Les expériences servent à vérifier des hypothèses dans des conditions que l’on maîtrise. Dans le secteur forestier, les expériences sont réalisées en forêt, en pépinière ou en laboratoire, à l’aide de traitements déterminés au préalable, sur des unités expérimentales bien définies. L’expérimentation repose sur les trois principes de la randomisation, de la répétition et du contrôle local, qui sont indispensables pour obtenir une estimation valable de l’erreur et réduire son ampleur. L’allocation aléatoire des unités expérimentales aux différents traitements garantit l’objectivité, la répétition des observations accroît la fiabilité des conclusions et le principe du contrôle local réduit l’incidence de facteurs extérieurs sur la comparaison des traitements. Les essais sylvicoles en plantations et en pépinières et les essais en laboratoire sont des exemples typiques d’expériences forestières.

Une expérimentation relative à l’état d’un système, faite à l’aide d’un modèle temporel, est appelée simulation. Un système peut être défini comme un ensemble d’éléments, également appelés composantes. Un ensemble d’arbres dans un peuplement forestier, ou des producteurs et des consommateurs dans un système économique sont des exemples de composantes. Les éléments (composantes) ont certaines caractéristiques, ou attributs, auxquels sont attachées des valeurs numériques ou logiques. Il existe des relations entre les éléments, de sorte que ceux-ci interagissent. L’état d’un système est déterminé par les valeurs numériques ou logiques des attributs des éléments qui le composent. Les interactions entre les éléments d’un système peuvent être exprimées au moyen d’équations mathématiques ; il est donc possible de prévoir l’état du système dans d’autres conditions possibles, au moyen de modèles mathématiques. La simulation revient à tracer l’évolution d’un système à travers le temps, dans le cadre de diverses hypothèses.

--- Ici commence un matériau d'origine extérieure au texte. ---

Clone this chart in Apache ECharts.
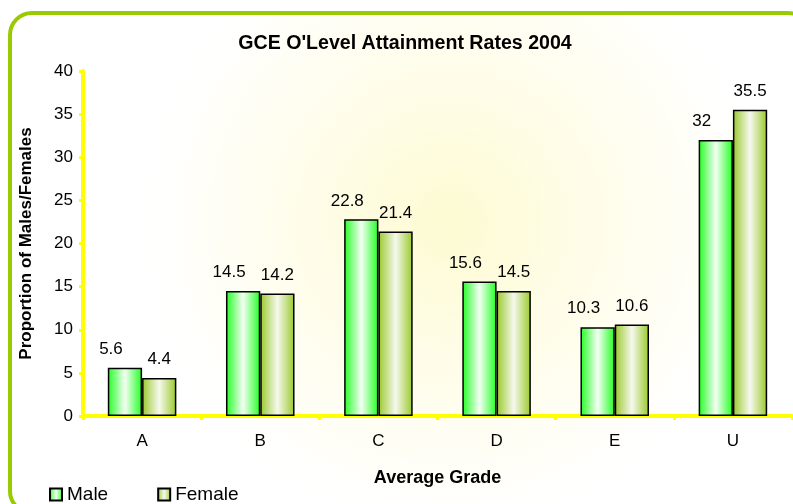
<!DOCTYPE html>
<html><head><meta charset="utf-8">
<script src="https://cdn.jsdelivr.net/npm/echarts@6/dist/echarts.min.js"></script>
<style>html,body{margin:0;padding:0;background:#fff}#c{width:793px;height:504px}</style>
</head><body><div id="c"></div>
<script>
const categories = ['A','B','C','D','E','U'];
const maleValues = [5.6, 14.5, 22.8, 15.6, 10.3, 32];
const femaleValues = [4.4, 14.2, 21.4, 14.5, 10.6, 35.5];
const yTicks = [0, 5, 10, 15, 20, 25, 30, 35, 40];

const FONT = 'Liberation Sans, Arial, sans-serif';
function hGrad(edge, mid){
  return new echarts.graphic.LinearGradient(0,0,1,0,[
    {offset:0,color:edge},{offset:0.5,color:mid},{offset:1,color:edge}]);
}
const maleFill = hGrad('#22ff22','#f4fff4');
const femaleFill = hGrad('#99c92a','#f6f8ee');

const chart = echarts.init(document.getElementById('c'), null, {renderer:'canvas'});
chart.setOption({
  animation:false,
  graphic:[{
    type:'rect', z:-10, silent:true,
    shape:{x:10, y:13, width:800, height:500, r:22},
    style:{
      fill:new echarts.graphic.RadialGradient(0.55,0.42,0.6,[
        {offset:0,color:'#fdfbd2'},{offset:0.5,color:'#fffdea'},{offset:1,color:'#ffffff'}]),
      stroke:'#99cc00', lineWidth:4
    }
  }],
  title:{
    text:"GCE O'Level Attainment Rates 2004",
    left:400, top:29, textAlign:'center',
    textStyle:{fontFamily:FONT,fontSize:19.6,fontWeight:'bold',color:'#000'}
  },
  legend:{
    left:49, top:485, padding:0, itemWidth:12, itemHeight:12, itemGap:49,
    icon:'rect',
    textStyle:{fontFamily:FONT,fontSize:19,color:'#000',padding:[0,0,0,0]},
    data:['Male','Female']
  },
  grid:{left:83, right:1, top:71, bottom:88, containLabel:false},
  xAxis:{
    type:'category', data:categories,
    name:'Average Grade', nameLocation:'middle', nameGap:53,
    nameTextStyle:{fontFamily:FONT,fontSize:18,fontWeight:'bold',color:'#000'},
    axisLine:{lineStyle:{color:'#ffff00',width:4}},
    axisTick:{show:true,length:4,lineStyle:{color:'#ffff00',width:3}},
    axisLabel:{fontFamily:FONT,fontSize:17,color:'#000',margin:17}
  },
  yAxis:{
    type:'value', min:yTicks[0], max:yTicks[yTicks.length-1], interval:5,
    name:'Proportion of Males/Females', nameLocation:'middle', nameGap:48,
    nameTextStyle:{fontFamily:FONT,fontSize:17,fontWeight:'bold',color:'#000'},
    axisLine:{show:true,lineStyle:{color:'#ffff00',width:4}},
    axisTick:{show:true,length:4,lineStyle:{color:'#ffff00',width:3}},
    splitLine:{show:false},
    axisLabel:{fontFamily:FONT,fontSize:17,color:'#000',margin:10}
  },
  series:[{
    name:'Male', type:'bar', data:maleValues,
    barGap:'0%', barCategoryGap:'42%',
    itemStyle:{color:maleFill,borderColor:'#000',borderWidth:1.5},
    label:{show:true,position:'top',distance:10,offset:[-14,0],
      fontFamily:FONT,fontSize:17,color:'#000'}
  },{
    name:'Female', type:'bar', data:femaleValues,
    itemStyle:{color:femaleFill,borderColor:'#000',borderWidth:1.5},
    label:{show:true,position:'top',distance:10,
      fontFamily:FONT,fontSize:17,color:'#000'}
  }]
});
</script></body></html>
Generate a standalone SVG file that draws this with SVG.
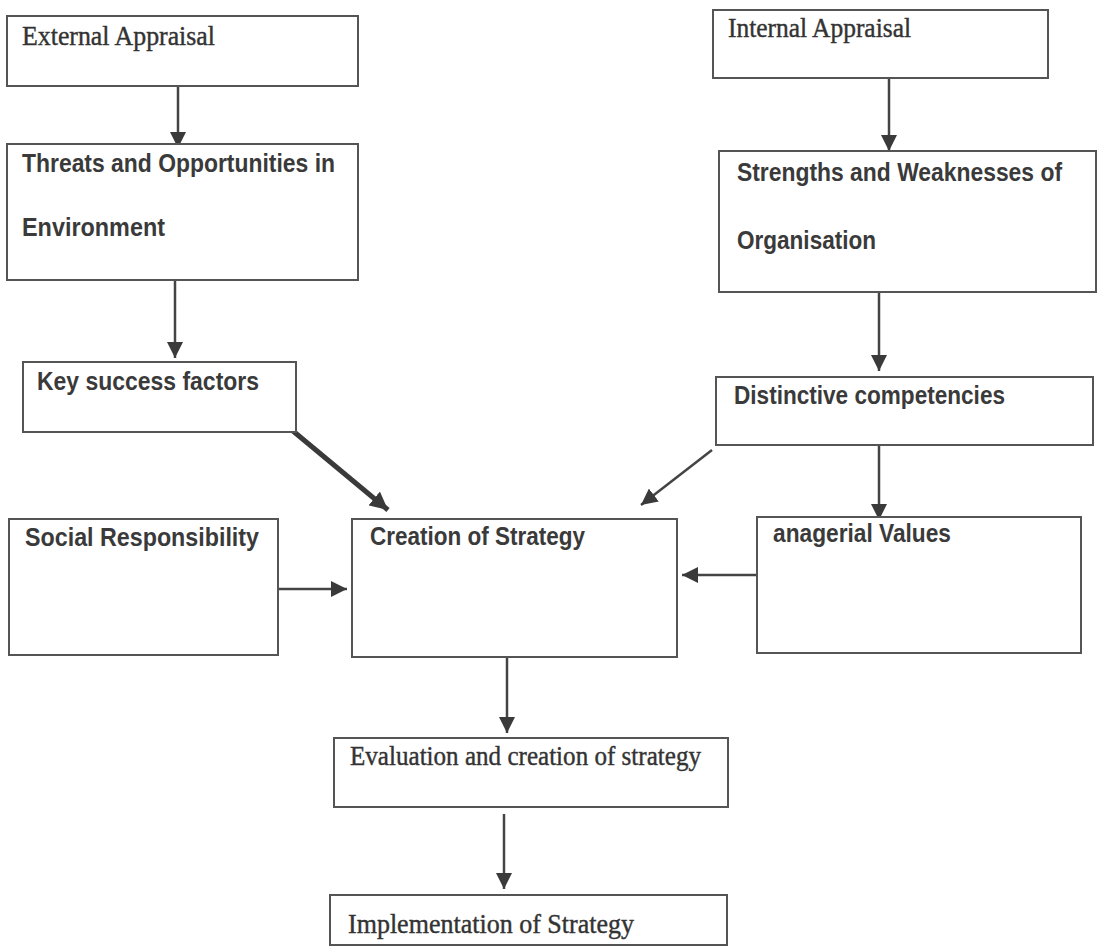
<svg xmlns="http://www.w3.org/2000/svg" width="1099" height="948" viewBox="0 0 1099 948">
<style>
.box{fill:#fff;stroke:#555;stroke-width:2}
.sans{font-family:"Liberation Sans",Arial,sans-serif;font-weight:bold;fill:#3a3a3a;font-size:25px}
.serif{font-family:"Liberation Serif","Times New Roman",serif;fill:#333;stroke:#333;stroke-width:0.4;font-size:27px}
.ln{stroke:#444;stroke-width:2.5;fill:none}
</style>
<defs>
<marker id="ah" viewBox="0 0 10 10" refX="10" refY="5" markerWidth="6.5" markerHeight="6.5" markerUnits="strokeWidth" orient="auto">
<path d="M0,0 L10,5 L0,10 z" fill="#3a3a3a"/>
</marker>
<marker id="ahT" viewBox="0 0 10 10" refX="10" refY="5" markerWidth="3.6" markerHeight="3.6" markerUnits="strokeWidth" orient="auto">
<path d="M0,0 L10,5 L0,10 z" fill="#3a3a3a"/>
</marker>
</defs>
<rect width="1099" height="948" fill="#fff"/>
<g id="connectors">
<line class="ln" x1="178" y1="78" x2="178" y2="148" marker-end="url(#ah)"/>
<line class="ln" x1="175" y1="281" x2="175" y2="358" marker-end="url(#ah)"/>
<line x1="293" y1="431" x2="388" y2="510" stroke="#3a3a3a" stroke-width="5" marker-end="url(#ahT)"/>
<line class="ln" x1="279" y1="589" x2="347" y2="589" marker-end="url(#ah)"/>
<line class="ln" x1="889" y1="79" x2="889" y2="151" marker-end="url(#ah)"/>
<line class="ln" x1="879" y1="293" x2="879" y2="371" marker-end="url(#ah)"/>
<line class="ln" x1="879" y1="446" x2="879" y2="520" marker-end="url(#ah)"/>
<line class="ln" x1="712" y1="450" x2="641" y2="505" marker-end="url(#ah)"/>
<line class="ln" x1="756" y1="575" x2="682" y2="575" marker-end="url(#ah)"/>
<line class="ln" x1="507" y1="658" x2="507" y2="733" marker-end="url(#ah)"/>
<line class="ln" x1="504" y1="814" x2="504" y2="889" marker-end="url(#ah)"/>
</g>
<g id="external">
<rect class="box" x="7" y="16" width="351" height="70"/>
<text class="serif" x="22" y="45" textLength="193" lengthAdjust="spacingAndGlyphs">External  Appraisal</text>
</g>
<g id="threats">
<rect class="box" x="7" y="144" width="351" height="136"/>
<text class="sans" x="22" y="172" textLength="313" lengthAdjust="spacingAndGlyphs">Threats and Opportunities in</text>
<text class="sans" x="22" y="236" textLength="143" lengthAdjust="spacingAndGlyphs">Environment</text>
</g>
<g id="key">
<rect class="box" x="23" y="362" width="273" height="70"/>
<text class="sans" x="37" y="390" textLength="222" lengthAdjust="spacingAndGlyphs">Key success factors</text>
</g>
<g id="social">
<rect class="box" x="9" y="519" width="269" height="136"/>
<text class="sans" x="25" y="546" textLength="234" lengthAdjust="spacingAndGlyphs">Social  Responsibility</text>
</g>
<g id="creation">
<rect class="box" x="352" y="519" width="325" height="138"/>
<text class="sans" x="370" y="545" textLength="215" lengthAdjust="spacingAndGlyphs">Creation of Strategy</text>
</g>
<g id="internal">
<rect class="box" x="713" y="10" width="335" height="68"/>
<text class="serif" x="728" y="37" textLength="183" lengthAdjust="spacingAndGlyphs">Internal Appraisal</text>
</g>
<g id="strengths">
<rect class="box" x="719" y="151" width="377" height="141"/>
<text class="sans" x="737" y="181" textLength="325" lengthAdjust="spacingAndGlyphs">Strengths and Weaknesses of</text>
<text class="sans" x="737" y="249" textLength="139" lengthAdjust="spacingAndGlyphs">Organisation</text>
</g>
<g id="distinctive">
<rect class="box" x="716" y="377" width="377" height="68"/>
<text class="sans" x="734" y="404" textLength="271" lengthAdjust="spacingAndGlyphs">Distinctive competencies</text>
</g>
<g id="managerial">
<rect class="box" x="757" y="517" width="324" height="136"/>
<text class="sans" x="773" y="542" textLength="178" lengthAdjust="spacingAndGlyphs">anagerial Values</text>
</g>
<g id="evaluation">
<rect class="box" x="334" y="738" width="394" height="69"/>
<text class="serif" x="350" y="765" font-size="25" textLength="351" lengthAdjust="spacingAndGlyphs">Evaluation  and creation of strategy</text>
</g>
<g id="implementation">
<rect class="box" x="330" y="895" width="397" height="50"/>
<text class="serif" x="348" y="933" font-size="33" textLength="286" lengthAdjust="spacingAndGlyphs">Implementation of Strategy</text>
</g>
</svg>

Les enquêtes, les expérimentations et les simulations sont des éléments essentiels de tout programme de recherche scientifique, mais il importe de les incorporer dans un cadre plus large et plus stratégique, pour garantir l’efficacité de l’ensemble du programme. Il est désormais reconnu qu’une analyse de systèmes fournit un tel cadre, dont l’objet est d’aider les décideurs à choisir une ligne d’action rationnelle ou de prévoir l’issue d’une ou plusieurs lignes d’action qui semblent souhaitables. Selon une autre définition plus formelle, l’analyse de systèmes désigne l’organisation ordonnée et logique des données et de l’information dans des modèles, suivie d’une vérification et d’une exploration rigoureuses de ces modèles, en vue de les valider et les améliorer (Jeffers, 1978).

Dans le domaine forestier, les recherches vont du niveau moléculaire à l’ensemble de la biosphère. La nature du matériel étudié détermine dans une large mesure les méthodes employées pour les enquêtes. De nombreux niveaux d’organisation dans la hiérarchie naturelle, par exemple des micro-organismes ou des arbres, peuvent faire l’objet d’expérimentations, alors que d’autres niveaux se prêtent uniquement à des observations passives et à des exercices de modélisation. Quels que soient les objets à l’étude, on constate que le cadre logique de l’approche scientifique et de l’inférence statistique restent inchangés. Le présent manuel décrit essentiellement les différentes méthodes statistiques qui permettent en toute objectivité de collecter des données et d’en tirer des déductions valables.